Sunday, November 20, 2016

Tox Talks: Bath Salts

Author: Meaghan Mercer, MSIV
Western University of Health Sciences
AAEM/RSA Medical Student Council President '11-'12

Originally Published: Modern Resident October/November 2011

Walking onto my shift a few days ago, I heard shrieking coming from my pod, and I knew this would be an interesting night. I rushed over to find a female restrained by four police officers screaming that demons were out to get her. Witnesses reported that after snorting an unknown substance, the patient began running down the street, topless, yelling that something was after her. It required all four officers to control her and get her to the ED. She was agitated and combative, unwilling to answer questions, with a HR: 130, RR: 20, BP: 190/115, temp: 103, and an O2 saturation of 95% on room air. This was it, what I have been hearing so much about ... a bath salt ingestion.

There has been a recent insurgency of patients presenting to emergency departments across the country in an agitated delirium caused by a new designer drug called bath salts. On October 21st, the DEA issued a temporary one-year ban on methylenedioxypyrovalerone (MDPV), the main component of bath salts, classifying it as a schedule 1 substance. Manufacturers evade the restriction with minor alterations in the chemical structure, and bath salts are still available in gas stations, head shops and online.[1]

MDPV is a sympathomimetic that inhibits dopamine and norepinephrine reuptake causing a toxidrome similar to a PCP. The effects of this drug include hyperthermia, diaphoresis, mydriasis, tachycardia, HTN, arrhythmias, rhabdomyolysis and possibly cardiovascular collapse; more prominently though, they cause anxiety, agitation, paranoid delusions and combativeness, and self-destructive behavior is the predominate cause of death.[2]

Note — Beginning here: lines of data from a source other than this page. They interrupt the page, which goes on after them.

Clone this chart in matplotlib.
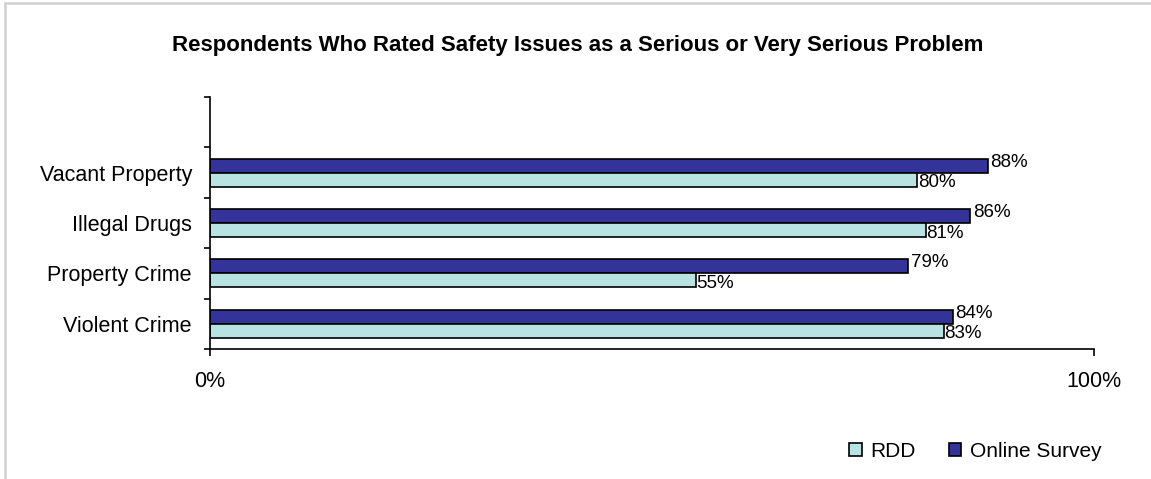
import numpy as np
import matplotlib.pyplot as plt
from matplotlib.patches import Rectangle, Patch
from matplotlib.ticker import FixedLocator

plt.rcParams['font.family'] = ['Liberation Sans', 'DejaVu Sans']

# --- data ---
categories = ['Violent Crime', 'Property Crime', 'Illegal Drugs', 'Vacant Property']
rdd = [83, 55, 81, 80]
online = [84, 79, 86, 88]
series_names = ['RDD', 'Online Survey']
x_ticks = [0, 100]
x_tick_labels = ['0%', '100%']
title = 'Respondents Who Rated Safety Issues as a Serious or Very Serious Problem'

light = '#B9E2E3'
dark = '#333399'

fig = plt.figure(figsize=(11.51, 4.79), dpi=100)

# light gray frame on the top/left edges
fig.patches.append(Rectangle((0.0045, -0.1), 1.2, 1.093, transform=fig.transFigure,
                             fill=False, edgecolor='#D0D0D0', linewidth=1.8))

ax = fig.add_axes([0.1824, 0.2714, 0.7681, 0.5261])

y = np.arange(len(categories))
h = 0.277
ax.barh(y + h / 2, online, height=h, color=dark, edgecolor='black', linewidth=1.2)
ax.barh(y - h / 2, rdd, height=h, color=light, edgecolor='black', linewidth=1.2)

for yi, v in zip(y, online):
    ax.text(v + 0.3, yi + h / 2 + 0.07, f'{v}%', ha='left', va='center', fontsize=13.5)
for yi, v in zip(y, rdd):
    ax.text(v + 0.05, yi - h / 2 - 0.06, f'{v}%', ha='left', va='center', fontsize=13.5)

ax.set_xlim(0, 100)
ax.set_ylim(-0.5, len(categories) + 0.5)

ax.set_xticks(x_ticks)
ax.set_xticklabels(x_tick_labels, fontsize=15.5)
ax.tick_params(axis='x', length=5, width=1.2, pad=11)

ax.set_yticks(y)
ax.set_yticklabels(categories, fontsize=15.5)
ax.yaxis.set_minor_locator(FixedLocator(np.arange(-0.5, len(categories) + 1, 1.0)))
ax.tick_params(axis='y', which='major', length=0, pad=13)
ax.tick_params(axis='y', which='minor', length=4.5, width=1.2)

for s in ['top', 'right']:
    ax.spines[s].set_visible(False)
ax.spines['left'].set_linewidth(1.2)
ax.spines['bottom'].set_linewidth(1.2)

fig.text(0.502, 0.905, title, ha='center', va='center', fontsize=16, fontweight='bold')

handles = [Patch(facecolor=light, edgecolor='black', linewidth=1.2),
           Patch(facecolor=dark, edgecolor='black', linewidth=1.2)]
fig.legend(handles, series_names, loc='center right', bbox_to_anchor=(0.966, 0.058),
           ncol=2, frameon=False, fontsize=15, handlelength=0.6, handleheight=0.6,
           handletextpad=0.4, columnspacing=1.6, borderpad=0)

fig.savefig('out.png', dpi=100)
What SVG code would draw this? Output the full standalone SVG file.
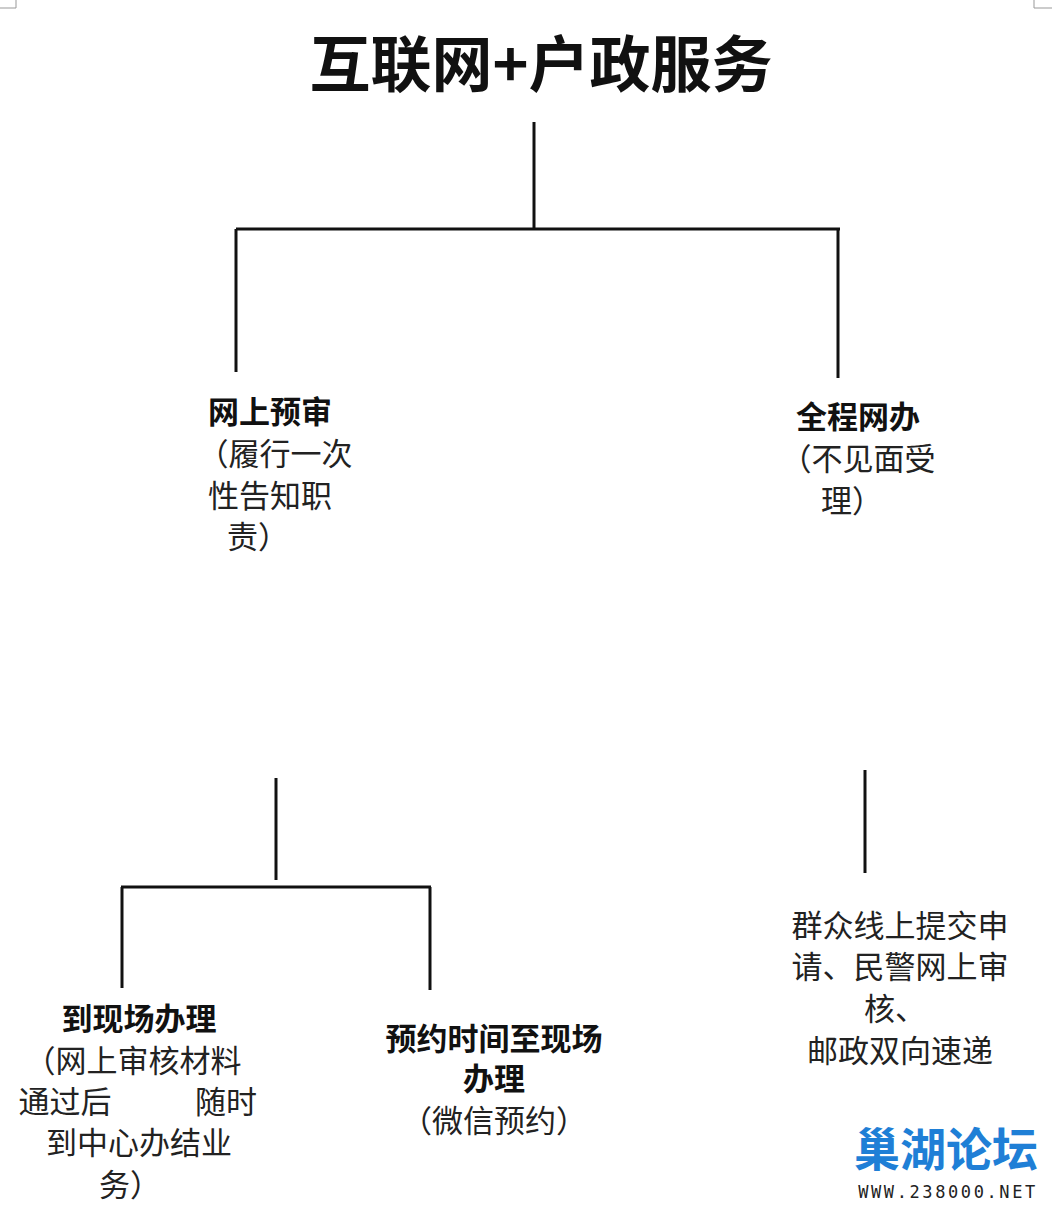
<svg xmlns="http://www.w3.org/2000/svg" width="1052" height="1211" viewBox="0 0 1052 1211">
<style>
.t{font-family:"Noto Sans CJK SC","Liberation Sans",sans-serif;font-size:31px;fill:#222;text-anchor:middle}
.b{font-weight:bold;fill:#111}
.c line{stroke:#111;stroke-width:3}
</style>
<rect width="1052" height="1211" fill="#fff"/>
<g id="cropmarks" stroke="#999" stroke-width="1">
<line x1="0" y1="8" x2="16" y2="8"/><line x1="16" y1="0" x2="16" y2="8"/>
<line x1="1034" y1="0" x2="1034" y2="8"/><line x1="1034" y1="8" x2="1052" y2="8"/>
</g>
<g id="title"><text class="t b" x="541" y="87" style="font-size:61px">互联网+户政服务</text></g>
<g class="c" id="connectors">
<line x1="534" y1="122" x2="534" y2="228"/>
<line x1="236" y1="229" x2="840" y2="229"/>
<line x1="236" y1="229" x2="236" y2="372"/>
<line x1="838" y1="229" x2="838" y2="378"/>
<line x1="276" y1="778" x2="276" y2="880"/>
<line x1="121" y1="887" x2="431" y2="887"/>
<line x1="122" y1="887" x2="122" y2="988"/>
<line x1="430" y1="887" x2="430" y2="990"/>
<line x1="865" y1="770" x2="865" y2="873"/>
</g>
<g id="n1"><text class="t b" x="270" y="423">网上预审</text>
<text class="t" x="275" y="465">（履行一次</text><text class="t" x="270" y="507">性告知职</text><text class="t" x="258" y="548">责）</text></g>
<g id="n2"><text class="t b" x="858" y="428">全程网办</text>
<text class="t" x="858" y="470">（不见面受</text><text class="t" x="852" y="512">理）</text></g>
<g id="n3"><text class="t b" x="139" y="1030">到现场办理</text>
<text class="t" x="133" y="1072">（网上审核材料</text>
<text class="t" x="65" y="1113">通过后</text><text class="t" x="226" y="1113">随时</text>
<text class="t" x="139" y="1154">到中心办结业</text><text class="t" x="130" y="1196">务）</text></g>
<g id="n4"><text class="t b" x="494" y="1050">预约时间至现场</text><text class="t b" x="494" y="1090">办理</text>
<text class="t" x="494" y="1132">（微信预约）</text></g>
<g id="n5"><text class="t" x="900" y="937">群众线上提交申</text><text class="t" x="900" y="978">请、民警网上审</text>
<text class="t" x="895" y="1020">核、</text><text class="t" x="900" y="1062">邮政双向速递</text></g>
<g id="watermark"><text x="946" y="1166" style="font-family:'Noto Sans CJK SC',sans-serif;font-size:46px;font-weight:bold;fill:#1f7fd6;text-anchor:middle">巢湖论坛</text>
<text x="948" y="1198" style="font-family:'DejaVu Sans Mono',monospace;font-size:17px;letter-spacing:2.6px;fill:#222;text-anchor:middle">WWW.238000.NET</text></g>
</svg>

There is no specific antidote for bath salts, and the treatment is supportive. After the ABC's have been addressed, the cornerstone of management is aggressive benzodiazepines to dampen the sympathetic effects and reverse life-threatening tachycardia and hyperthermia. If the tachycardia persists, consider an alpha-blocker, but avoid unopposed beta blockade.[3] Patients often require aggressive intravenous fluid administration to prevent kidney damage from rhabdomyolysis. Hyperthermia is common, with temperatures reportedly reaching 107 degrees, and cooling measures should be initiated.[4] Finally, keeping these patients in a dark, quiet area can help decrease agitation.


  1. Gussow, Leon MD. Toxicology Rounds: Giving New Meaning to 'Bed, Bath, and Beyond.' Emergency Medicine News: March 2011.
  2. United States Drug Enforcement Administration. Methylenedioxypyrovalerone, December 2010.
  3. Emergency department visits after use of a drug sold as "bath salts" -- Michigan, November 13, 2010-March 31, 2011. Morb Mortal Wkly Rep 2011.
  4. Scott Weingart: Bath Salts with Leon Gussow - EMCrit podcasts October 25, 2011.